The Supreme Court is once again debating the constitutionality of affirmative action. 

Yesterday (December 9), the justices heard arguments in Fisher v. University of Texas at Austin. Per the state’s “Top Ten Percent Plan,” the University of Texas (UT) automatically admits the students at the top of their class at each of the state’s high schools. When Abigail Fisher applied to UT, 81 percent of the incoming class of 2008 was filled with those students. Many of the remaining slots were filled via what the school calls a holistic review of the applications, which factors in standardized test scores, completed coursework, class rank, application essays, demonstrated leadership, socioeconomic status, race and more. Fisher, a White woman, charged that the university’s inclusion of race in the decision is the reason that she was rejected for a spot in her school of choice. In her view, the practice is a violation of the 14th Amendment

Fisher first appeared before SCOTUS three years ago, when the justices sent her case back to District Court for the Western District of Texas to examine if the university needed to consider race to create a diverse class of undergraduates. Both it and the U.S. Court of Appeals for the Fifth Circuit found that not only was it legal for the school to include race in the holistic review of applicants, but that it was necessary. Fisher appealed the case back to the Supreme Court.

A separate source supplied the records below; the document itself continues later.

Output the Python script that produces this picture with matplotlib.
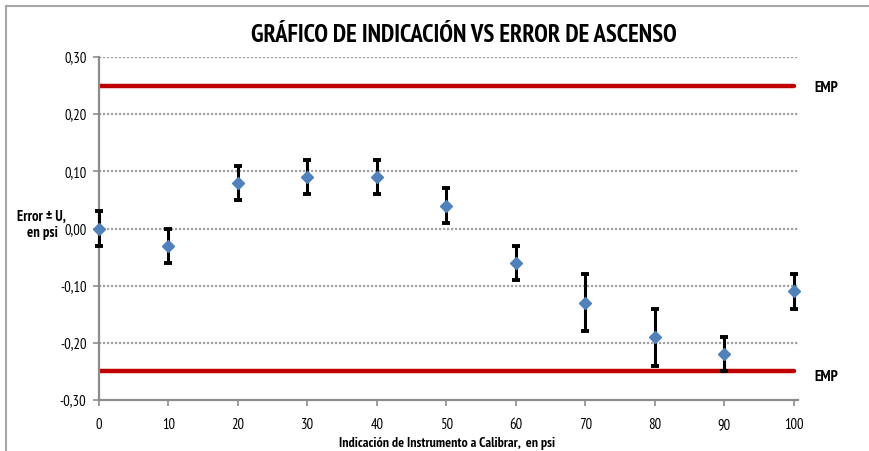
import matplotlib
matplotlib.use("Agg")
import matplotlib.pyplot as plt
from matplotlib.lines import Line2D

# Data
indicacion = [0, 10, 20, 30, 40, 50, 60, 70, 80, 90, 100]
error = [0.00, -0.03, 0.08, 0.09, 0.09, 0.04, -0.06, -0.13, -0.19, -0.22, -0.11]
incert = [0.03, 0.03, 0.03, 0.03, 0.03, 0.03, 0.03, 0.05, 0.05, 0.03, 0.03]
emp_sup = 0.25
emp_inf = -0.25
y_ticks = [-0.30, -0.20, -0.10, 0.00, 0.10, 0.20, 0.30]
x_ticks = [0, 10, 20, 30, 40, 50, 60, 70, 80, 90, 100]

FONT = ["PT Sans Narrow", "DejaVu Sans"]
plt.rcParams['font.family'] = FONT

fig = plt.figure(figsize=(8.69, 4.51), dpi=100)
ax = fig.add_axes([99/869, 51/451, (798-99)/869, (400-57)/451])

# outer frame (top and left border)
fig.add_artist(Line2D([6/869, 1.0], [1-6/451, 1-6/451], color='#A6A6A6', lw=1.5, transform=fig.transFigure))
fig.add_artist(Line2D([6/869, 6/869], [0, 1-6/451], color='#A6A6A6', lw=1.5, transform=fig.transFigure))

ax.set_xlim(0, 100.6)
ax.set_ylim(-0.30, 0.30)

# grid
for yv in y_ticks[1:]:
    ax.axhline(yv, color='#A0A0A0', lw=1.6, ls=(0, (1, 0.8)), zorder=1)

# EMP lines
ax.plot([indicacion[0], indicacion[-1]], [emp_sup, emp_sup], color='#C00000', lw=3.2, solid_capstyle='round', zorder=2)
ax.plot([indicacion[0], indicacion[-1]], [emp_inf, emp_inf], color='#C00000', lw=3.2, solid_capstyle='round', zorder=2)

# error bars
ax.errorbar(indicacion, error, yerr=incert, fmt='D', color='#4F81BD', markersize=6.5,
            ecolor='black', elinewidth=2.2, capsize=3.2, capthick=2.8, zorder=4, clip_on=False)

ax.set_xticks(x_ticks)
ax.set_xticklabels([str(v) for v in x_ticks])
ax.set_yticks(y_ticks)
ax.set_yticklabels([f"{v:.2f}".replace('.', ',') for v in y_ticks])

for s in ['top', 'right']:
    ax.spines[s].set_visible(False)
for s in ['left', 'bottom']:
    ax.spines[s].set_color('#8C8C8C')
    ax.spines[s].set_linewidth(1.6)
ax.tick_params(axis='both', direction='out', length=4, width=1.2, color='#8C8C8C',
               labelsize=10.5, labelcolor='black')
ax.tick_params(axis='x', pad=9)
ax.tick_params(axis='y', pad=5)

fig.text(464/869, 1-35/451, "GRÁFICO DE INDICACIÓN VS ERROR DE ASCENSO", ha='center', va='center',
         fontsize=17.8, fontweight='bold')
fig.text(447/869, 1-443/451, "Indicación de Instrumento a Calibrar,  en psi", ha='center', va='center',
         fontsize=10, fontweight='bold')
fig.text(41/869, 1-225/451, "Error ± U,\n en psi", ha='center', va='center',
         fontsize=10.5, fontweight='bold', linespacing=1.2)
fig.text(826/869, 1-88/451, "EMP", ha='center', va='center', fontsize=11, fontweight='bold')
fig.text(826/869, 1-377/451, "EMP", ha='center', va='center', fontsize=11, fontweight='bold')

fig.savefig("out.png", dpi=100)
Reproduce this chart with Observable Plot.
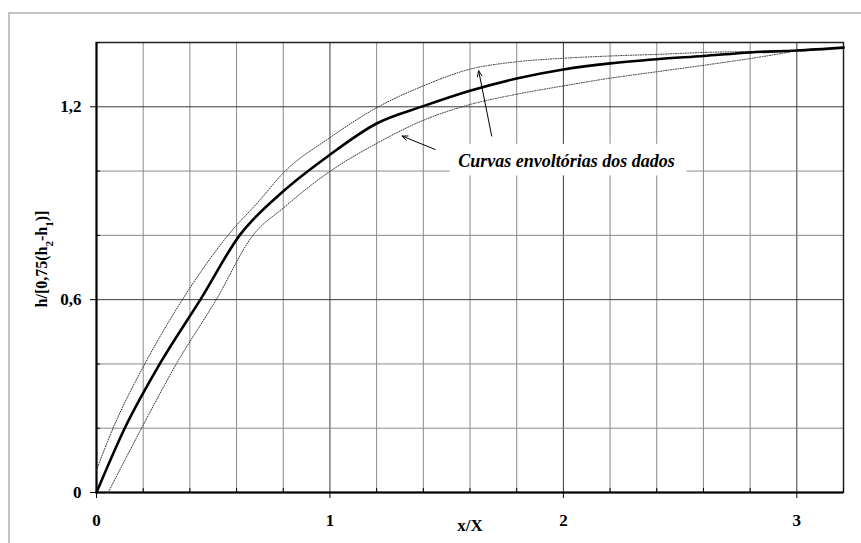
<!DOCTYPE html>
<html>
<head>
<meta charset="utf-8">
<script src="https://cdn.jsdelivr.net/npm/d3@7"></script>
<script src="https://cdn.jsdelivr.net/npm/@observablehq/plot@0.6"></script>
<style>
  html, body { margin: 0; padding: 0; background: #fff; overflow: hidden; }
  #wrap { position: relative; width: 861px; height: 543px; }
  #border { position: absolute; left: 8px; top: 12px; width: 900px; height: 600px;
            border-left: 2px solid #c4c4c4; border-top: 2px solid #c4c4c4; box-sizing: border-box; }
  #chart { position: absolute; left: 0; top: 0; }
  #chart svg text { font-family: "Liberation Serif", serif !important; font-weight: bold !important; }
  #chart svg .note text { font-style: italic; }
</style>
</head>
<body>
<div id="wrap"><div id="border"></div><div id="chart"></div></div>
<script>
// ---- data ----
const mainX  = [0, 0.121, 0.271, 0.445, 0.613, 0.8, 1.0, 1.2, 1.4, 1.6, 1.8, 2.0, 2.2, 2.4, 2.6, 2.8, 3.0, 3.2];
const mainY  = [0, 0.2, 0.4, 0.6, 0.8, 0.937, 1.051, 1.148, 1.202, 1.250, 1.288, 1.316, 1.335, 1.348, 1.358, 1.369, 1.375, 1.384];

const upperX = [0, 0.071, 0.207, 0.368, 0.563, 0.70, 0.8, 1.0, 1.2, 1.4, 1.6, 1.8, 2.0, 2.2, 2.4, 2.6, 2.8, 2.97];
const upperY = [0.07, 0.2, 0.4, 0.6, 0.8, 0.91, 0.994, 1.104, 1.197, 1.265, 1.317, 1.340, 1.351, 1.358, 1.363, 1.369, 1.372, 1.375];

const lowerX = [0.05, 0.193, 0.342, 0.513, 0.67, 0.8, 1.0, 1.2, 1.4, 1.6, 1.8, 2.0, 2.2, 2.4, 2.6, 2.8, 2.97];
const lowerY = [0, 0.2, 0.4, 0.6, 0.8, 0.885, 0.999, 1.086, 1.158, 1.207, 1.239, 1.265, 1.289, 1.309, 1.329, 1.350, 1.37];

const xMajorTicks = [0, 1, 2, 3];
const xMinorTicks = [0.2, 0.4, 0.6, 0.8, 1.2, 1.4, 1.6, 1.8, 2.2, 2.4, 2.6, 2.8, 3.2];
const yMajorTicks = [0, 0.6, 1.2];
const yMinorTicks = [0.2, 0.4, 0.8, 1.0, 1.4];

const noteText = ["Curvas envoltórias dos dados"];
const noteAnchor = [{x: 2.013, y: 1.03}];
const noteBox = [{x1: 1.515, x2: 2.53, y1: 0.985, y2: 1.083}];
const arrows = [
  {x1: 1.451, y1: 1.067, x2: 1.309, y2: 1.109},
  {x1: 1.693, y1: 1.109, x2: 1.637, y2: 1.312}
];
const xLabel = "x/X";

// ---- tables ----
const mainData  = mainX.map((x, i) => ({x, y: mainY[i]}));
const upperData = upperX.map((x, i) => ({x, y: upperY[i]}));
const lowerData = lowerX.map((x, i) => ({x, y: lowerY[i]}));
const fmtY = d => d === 0 ? "0" : d.toFixed(1).replace(".", ",");
const fmtX = d => String(d);
const FONT = "Liberation Serif, serif";

const chart = Plot.plot({
  width: 861,
  height: 543,
  marginLeft: 96,
  marginRight: 18,
  marginTop: 42,
  marginBottom: 51,
  style: {fontFamily: FONT, fontSize: "17px", fontWeight: "bold", background: "transparent", color: "#000"},
  x: {domain: [0, 3.2]},
  y: {domain: [0, 1.4]},
  marks: [
    Plot.gridX(xMinorTicks.filter(d => d < 3.2), {stroke: "#8a8a8a", strokeOpacity: 1}),
    Plot.gridX([1, 2, 3], {stroke: "#3a3a3a", strokeOpacity: 1}),
    Plot.gridY([0.2, 0.4, 0.8, 1.0], {stroke: "#8a8a8a", strokeOpacity: 1}),
    Plot.gridY([0.6, 1.2], {stroke: "#3a3a3a", strokeOpacity: 1}),
    Plot.rect(noteBox, {x1: "x1", x2: "x2", y1: "y1", y2: "y2", fill: "white"}),
    Plot.frame({stroke: "#222", strokeWidth: 1.5}),
    Plot.ruleY([0], {stroke: "#000", strokeWidth: 2}),
    Plot.ruleX([0], {stroke: "#000", strokeWidth: 2}),
    Plot.line(upperData, {x: "x", y: "y", curve: "monotone-x", stroke: "#333", strokeWidth: 1, strokeDasharray: "1,1.5"}),
    Plot.line(lowerData, {x: "x", y: "y", curve: "monotone-x", stroke: "#333", strokeWidth: 1, strokeDasharray: "1,1.5"}),
    Plot.line(mainData, {x: "x", y: "y", curve: "monotone-x", stroke: "#000", strokeWidth: 2.6, strokeLinejoin: "round"}),
    Plot.arrow(arrows, {x1: "x1", y1: "y1", x2: "x2", y2: "y2", stroke: "#000", strokeWidth: 1, headLength: 9, headAngle: 45}),
    Plot.text(noteText, {x: () => noteAnchor[0].x, y: () => noteAnchor[0].y, text: d => d, fontStyle: "italic", fontWeight: "bold", fontSize: 18, fill: "#000", textAnchor: "middle", className: "note"}),
    Plot.axisX(xMajorTicks, {tickSize: 6, tickPadding: 15, tickFormat: fmtX, label: null, fontSize: 17, fontWeight: "bold"}),
    Plot.axisX(xMinorTicks, {tickSize: 4, text: null, dy: -4, label: null}),
    Plot.axisY(yMajorTicks, {tickSize: 6, tickPadding: 9, tickFormat: fmtY, label: null, fontSize: 17, fontWeight: "bold"}),
    Plot.axisY(yMinorTicks, {tickSize: 4, text: null, dx: 4, label: null}),
    Plot.text([xLabel], {frameAnchor: "bottom", dy: 38, text: d => d, fontSize: 17, fontWeight: "bold"})
  ]
});

document.getElementById("chart").appendChild(chart);

// y-axis label with subscripts (real text)
const svg = d3.select(chart);
const yl = svg.append("text")
  .attr("transform", "translate(47,259) rotate(-90)")
  .attr("text-anchor", "middle")
  .attr("font-size", 16)
  .attr("fill", "#000");
yl.append("tspan").text("h/[0,75(h");
yl.append("tspan").attr("baseline-shift", "sub").attr("font-size", 11).text("2");
yl.append("tspan").text("-h");
yl.append("tspan").attr("baseline-shift", "sub").attr("font-size", 11).text("1");
yl.append("tspan").text(")]");
</script>
</body>
</html>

The more liberal-leaning justices seemed disinclined to side with Fisher, saying that the university’s minimal use of race was a key part of creating an academically beneficial diverse student body.

But the most controversial portion of the argument came during the following exchange between UT’s attorney, Gregory Garre, and Justice Antonin Scalia, pulled from the official transcript:

Garre: If this Court rules that the University of Texas can’t consider race, or if it rules that universities that consider race have to die a death of a thousand cuts for doing so, we know exactly what’s going to happen. Experience tells us that. This happened at the University of Texas after the Hopwood case: Diversity plummeted…. 

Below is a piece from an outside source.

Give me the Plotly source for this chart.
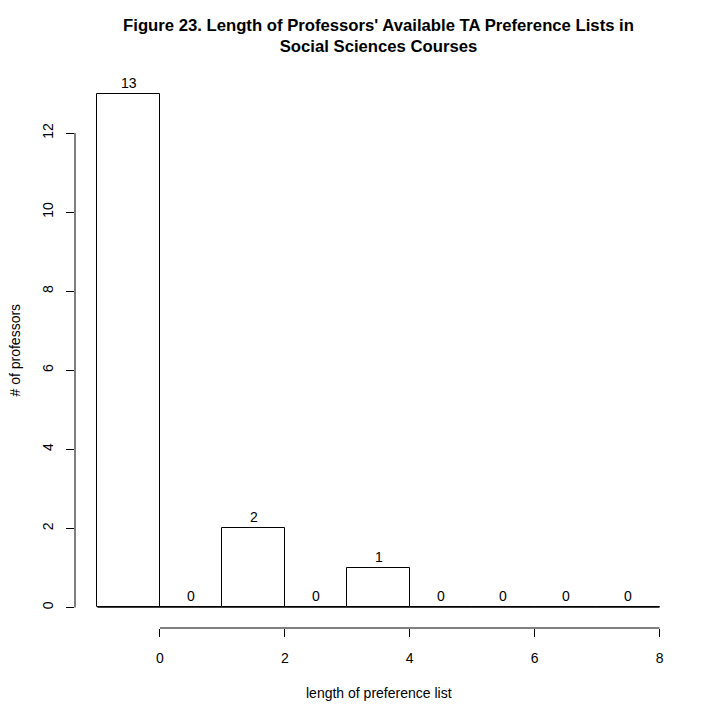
import plotly.graph_objects as go

bin_edges = [-1, 0, 1, 2, 3, 4, 5, 6, 7, 8]
counts = [13, 0, 2, 0, 1, 0, 0, 0, 0]
x_ticks = [0, 2, 4, 6, 8]
y_ticks = [0, 2, 4, 6, 8, 10, 12]
title = "Figure 23. Length of Professors' Available TA Preference Lists in<br>Social Sciences Courses"
x_title = "length of preference list"
y_title = "# of professors"

mids = [(bin_edges[i] + bin_edges[i + 1]) / 2 for i in range(len(counts))]
widths = [bin_edges[i + 1] - bin_edges[i] for i in range(len(counts))]

FONT = "Liberation Sans, Arial, Helvetica, sans-serif"
FS = 14

fig = go.Figure()
fig.add_trace(go.Bar(
    x=mids, y=counts, width=widths,
    marker=dict(color="white", line=dict(color="black", width=1)),
    hoverinfo="x+y", showlegend=False,
))
# baseline of zero-height bins
fig.add_trace(go.Scatter(
    x=[bin_edges[0], bin_edges[-1]], y=[0, 0], mode="lines",
    line=dict(color="black", width=0.8), showlegend=False, hoverinfo="skip",
))

annotations = [
    dict(text=str(c), x=m, y=c, xref="x", yref="y", yanchor="middle", yshift=11,
         showarrow=False, font=dict(size=FS))
    for m, c in zip(mids, counts)
]
annotations += [
    dict(text=x_title, xref="paper", yref="paper", x=0.5, y=0, yanchor="middle",
         yshift=-65, showarrow=False, font=dict(size=FS)),
    dict(text=y_title, xref="paper", yref="paper", x=0, y=0.5, xanchor="center",
         xshift=-61, textangle=-90, showarrow=False, font=dict(size=FS)),
]

xr = bin_edges[-1] - bin_edges[0]
ymax = max(counts)
fig.update_layout(
    width=720, height=720,
    paper_bgcolor="white", plot_bgcolor="white",
    margin=dict(l=67, r=46, t=65, b=100, autoexpand=False),
    font=dict(family=FONT, size=FS, color="black"),
    title=dict(text=title, x=0.5, xref="paper", xanchor="center",
               y=1 - 22.5 / 720, yref="container", yanchor="middle", automargin=False,
               font=dict(family=FONT, size=16.7, color="black", weight="bold")),
    bargap=0,
    xaxis=dict(range=[bin_edges[0] - 0.04 * xr, bin_edges[-1] + 0.04 * xr],
               tickvals=x_ticks, ticktext=[str(v) for v in x_ticks],
               ticks="outside", ticklen=8, tickcolor="black", tickwidth=1,
               showline=False, showgrid=False, zeroline=False, automargin=False,
               tickfont=dict(size=FS), ticklabelstandoff=9),
    yaxis=dict(range=[-0.04 * ymax, ymax * 1.04],
               tickvals=y_ticks, ticktext=[str(v) for v in y_ticks],
               ticks="outside", ticklen=8, tickcolor="black", tickwidth=1,
               showline=False, showgrid=False, zeroline=False, automargin=False,
               tickangle=-90, tickfont=dict(size=FS), ticklabelstandoff=7),
    shapes=[
        dict(type="line", xref="x", yref="paper", x0=x_ticks[0], x1=x_ticks[-1], y0=0, y1=0,
             line=dict(color="black", width=1)),
        dict(type="line", xref="paper", yref="y", x0=0, x1=0, y0=y_ticks[0], y1=y_ticks[-1],
             line=dict(color="black", width=1)),
    ],
    annotations=annotations,
)
fig.write_html("out.html")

Scalia: There are those who contend that it does not benefit African Americans to get them into the University of Texas where they do not do well, as opposed to having them go to a less advanced school, a slower track school where they do well. One of the briefs pointed out that most of the Black scientists in this country don’t come from schools like the University of Texas. They come from lesser schools where they do not feel that they’re being pushed ahead in classes that are too fast for them. I’m just not impressed by the fact that the University of Texas may have fewer. Maybe it ought to have fewer. And maybe…when you take more, the number of Blacks, really competent Blacks admitted to lesser schools, turns out to be less. And I don’t think it stands to reason that it’s a good thing for the University of Texas to admit as many Blacks as possible.

Garre: This court heard and rejected that argument, with respect, Justice Scalia, in the Grutter case, a case that our opponents have and asked this court to overrule. If you look at the performance of holistic minority admits versus the top 10 percent admits, over time they fare better. And frankly, I don’t think the solution to the problems with student body diversity can be to set up a system in which not only are minorities going to separate schools, they’re going to inferior schools. I think what experience shows, at Texas, California and Michigan, is that now is not the time and this is not the case to roll back student body diversity in America.

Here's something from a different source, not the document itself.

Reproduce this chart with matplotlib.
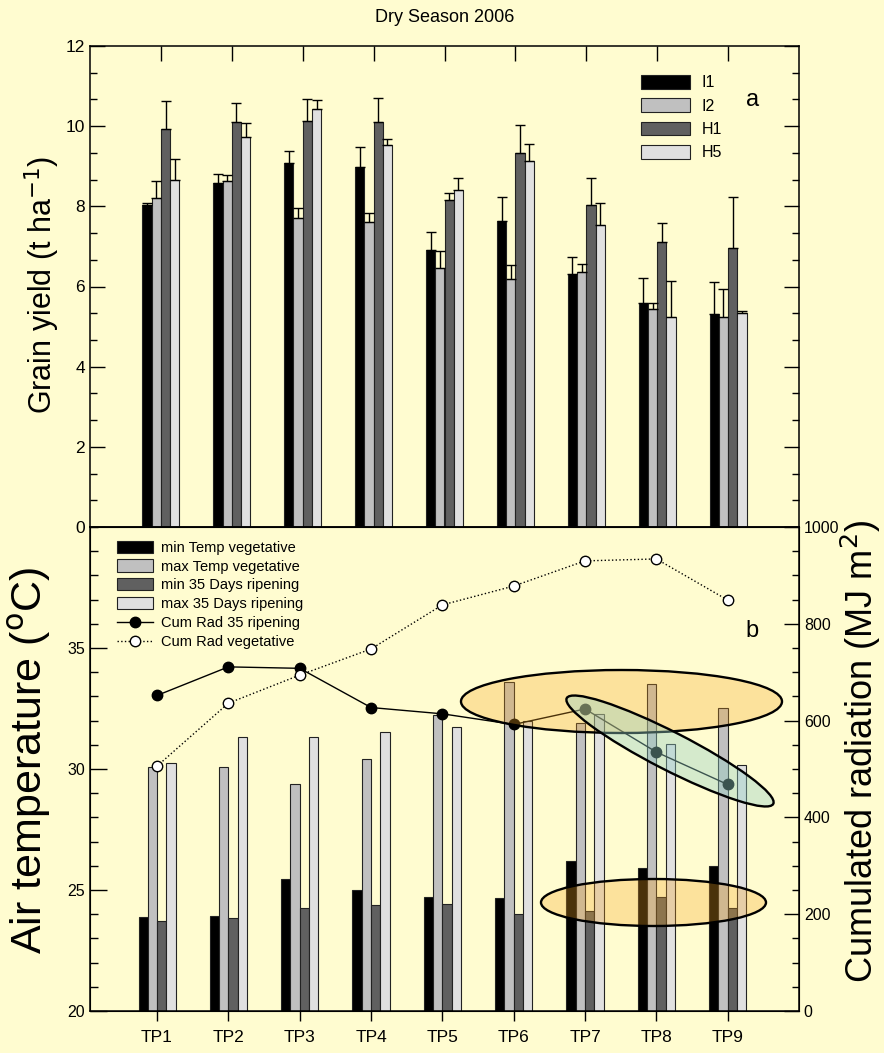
import matplotlib
matplotlib.use('Agg')
import matplotlib.pyplot as plt
import numpy as np
from matplotlib.patches import Ellipse
from matplotlib.ticker import MultipleLocator

plt.rcParams['font.family'] = ['Liberation Sans', 'DejaVu Sans']

# ---------------- data ----------------
points = ['TP1', 'TP2', 'TP3', 'TP4', 'TP5', 'TP6', 'TP7', 'TP8', 'TP9']

yield_I1 = [8.03, 8.58, 9.08, 8.98, 6.91, 7.63, 6.32, 5.59, 5.32]
yield_I2 = [8.20, 8.63, 7.71, 7.60, 6.47, 6.18, 6.35, 5.45, 5.25]
yield_H1 = [9.93, 10.11, 10.13, 10.11, 8.16, 9.34, 8.03, 7.10, 6.95]
yield_H5 = [8.66, 9.72, 10.43, 9.53, 8.40, 9.12, 7.54, 5.23, 5.35]

err_I1 = [0.05, 0.22, 0.29, 0.49, 0.44, 0.60, 0.42, 0.62, 0.78]
err_I2 = [0.42, 0.16, 0.25, 0.23, 0.41, 0.36, 0.21, 0.14, 0.70]
err_H1 = [0.71, 0.47, 0.55, 0.59, 0.17, 0.69, 0.68, 0.48, 1.28]
err_H5 = [0.52, 0.37, 0.22, 0.14, 0.30, 0.44, 0.54, 0.90, 0.05]

tmin_veg = [23.87, 23.91, 25.45, 25.02, 24.73, 24.66, 26.20, 25.89, 25.98]
tmax_veg = [30.07, 30.07, 29.38, 30.40, 32.25, 33.58, 31.89, 33.51, 32.50]
tmin_rip = [23.72, 23.85, 24.27, 24.36, 24.43, 24.01, 24.15, 24.70, 24.25]
tmax_rip = [30.26, 31.34, 31.33, 31.51, 31.74, 31.98, 32.27, 31.04, 30.15]

rad_rip = [652, 711, 708, 627, 614, 592, 624, 535, 468]
rad_veg = [506, 636, 694, 748, 839, 878, 930, 934, 849]

yield_names = ['I1', 'I2', 'H1', 'H5']
temp_names = ['min Temp vegetative', 'max Temp vegetative',
              'min 35 Days ripening', 'max 35 Days ripening']

# ---------------- style ----------------
BG = '#FFFCD0'
bar_colors = ['#000000', '#C0C0C0', '#606060', '#E0E0E0']
W, H = 884, 1053
fig = plt.figure(figsize=(W / 100, H / 100), dpi=100, facecolor=BG)

x = np.arange(1, len(points) + 1)
bw = 0.13

# ---------------- panel a ----------------
ax_a = fig.add_axes([90 / W, (H - 527) / H, 709 / W, 481 / H], facecolor=BG)
yield_vals = [yield_I1, yield_I2, yield_H1, yield_H5]
yield_errs = [err_I1, err_I2, err_H1, err_H5]
for k in range(4):
    ax_a.bar(x + (k - 1.5) * bw, yield_vals[k], bw, color=bar_colors[k],
             edgecolor='#222222', linewidth=0.8, label=yield_names[k],
             yerr=[np.zeros(len(points)), yield_errs[k]],
             error_kw=dict(ecolor='black', elinewidth=1, capsize=3.5, capthick=1))
ax_a.set_xlim(0, 10)
ax_a.set_ylim(0, 12)
ax_a.set_yticks(np.arange(0, 13, 2))
ax_a.yaxis.set_minor_locator(MultipleLocator(2 / 3))
ax_a.tick_params(axis='y', which='major', direction='in', left=True, right=True,
                 length=11, width=1, labelsize=12.5)
ax_a.tick_params(axis='y', which='minor', direction='in', left=True, right=True,
                 length=5, width=1)
ax_a.set_xticks(x)
ax_a.tick_params(axis='x', which='both', bottom=False, top=True, labelbottom=False,
                 direction='in', length=11, width=1)
for sp in ax_a.spines.values():
    sp.set_linewidth(1.1)
ax_a.legend(loc='upper left', bbox_to_anchor=(0.777, 0.94), frameon=False,
            fontsize=11.5, handlelength=3.1, handleheight=0.95,
            labelspacing=0.5, handletextpad=0.7, borderpad=0, borderaxespad=0)
ax_a.text(0.934, 0.888, 'a', transform=ax_a.transAxes, fontsize=17, ha='center', va='center')

fig.text(445 / W, 1 - 18 / H, 'Dry Season 2006', ha='center', va='center', fontsize=13)
fig.text(42 / W, 1 - 285 / H, 'Grain yield (t ha$^{-1}$)', rotation=90,
         ha='center', va='center', fontsize=22)

# ---------------- panel b ----------------
ax_b = fig.add_axes([90 / W, (H - 1011) / H, 709 / W, 484 / H], facecolor=BG)
temp_vals = [tmin_veg, tmax_veg, tmin_rip, tmax_rip]
bar_handles = []
for k in range(4):
    b = ax_b.bar(x + (k - 1.5) * bw, temp_vals[k], bw, color=bar_colors[k],
                 edgecolor='#222222', linewidth=0.8, label=temp_names[k])
    bar_handles.append(b)
ax_b.set_xlim(0.06, 10)
ax_b.set_ylim(20, 40)
ax_b.set_yticks([20, 25, 30, 35])
ax_b.yaxis.set_minor_locator(MultipleLocator(1))
ax_b.tick_params(axis='y', which='major', direction='in', left=True, right=False,
                 length=12, width=1, labelsize=11.5)
ax_b.tick_params(axis='y', which='minor', direction='in', left=True, right=False,
                 length=6, width=1)
ax_b.set_xticks(x)
ax_b.set_xticklabels(points, fontsize=12.5)
ax_b.tick_params(axis='x', which='both', bottom=True, top=False, direction='out',
                 length=7, width=1, pad=7)
for sp in ax_b.spines.values():
    sp.set_linewidth(1.1)

ax_r = ax_b.twinx()
ax_r.set_ylim(0, 1000)
ax_r.set_yticks(np.arange(0, 1001, 200))
ax_r.yaxis.set_minor_locator(MultipleLocator(50))
ax_r.tick_params(axis='y', which='major', direction='in', length=11, width=1, labelsize=11.5)
ax_r.tick_params(axis='y', which='minor', direction='in', length=5, width=1)
l1, = ax_r.plot(x, rad_rip, '-', color='black', lw=1, marker='o', ms=7.5,
                mfc='black', mec='black', label='Cum Rad 35 ripening')
l2, = ax_r.plot(x, rad_veg, ':', color='black', lw=1, marker='o', ms=7.5,
                mfc='white', mec='black', mew=1, label='Cum Rad vegetative')

ax_r.legend(handles=bar_handles + [l1, l2], loc='upper left',
            bbox_to_anchor=(0.038, 0.972), frameon=False, fontsize=10.5,
            handlelength=2.5, handleheight=0.9, labelspacing=0.33,
            handletextpad=0.55, borderpad=0, borderaxespad=0)
ax_r.text(0.934, 0.786, 'b', transform=ax_r.transAxes, fontsize=17, ha='center', va='center')

fig.text(30 / W, 1 - 760 / H, 'Air temperature ($^{\\rm o}$C)', rotation=90,
         ha='center', va='center', fontsize=31)
fig.text(861 / W, 1 - 752 / H, 'Cumulated radiation (MJ m$^{2}$)', rotation=90,
         ha='center', va='center', fontsize=26)

# ---------------- highlight ellipses (figure pixel positions) ----------------
def px_ellipse(cx, cy, w, h, angle, face):
    e = Ellipse((cx / 100, (H - cy) / 100), w / 100, h / 100, angle=angle,
                transform=fig.dpi_scale_trans, facecolor=face,
                edgecolor='black', linewidth=1.7, zorder=10, clip_on=False)
    ax_r.add_patch(e)

px_ellipse(621.5, 701.5, 321, 63, 0, (0.97, 0.65, 0.14, 0.30))
px_ellipse(653.5, 902.5, 225, 47, 0, (0.97, 0.65, 0.14, 0.30))
px_ellipse(670, 751, 232, 38, -27.1, (0.59, 0.82, 0.78, 0.40))

fig.savefig('out.png', dpi=100, facecolor=BG)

Scalia seemed to be pulling his information from amicus briefs filed in support of Fisher: One from UCLA professor Richard Sander on the “mismatch theory” (which says students of color do not perform well when they are admitted via affirmative action programs), and another from Peter S. Kirsanow and Gail Heriot of the U.S. Commission on Civil Rights regarding people of color in STEM fields. But Garre is right—Black students at UT Austin actually graduate at a higher rate than their counterparts at other schools in the UT system. Vox has a detailed breakdown of the perceived fallacies in Scalia’s argument.

The exchange has prompted many to level charges of racism against Scalia.

 


 


 

It is still unclear which way the court will go. Justice Anthony Kennedy will likely be the deciding vote, and his participation in the argument did not reveal much about his views. He did, however, say: “We’re just arguing the same case. It’s as if nothing had happened.”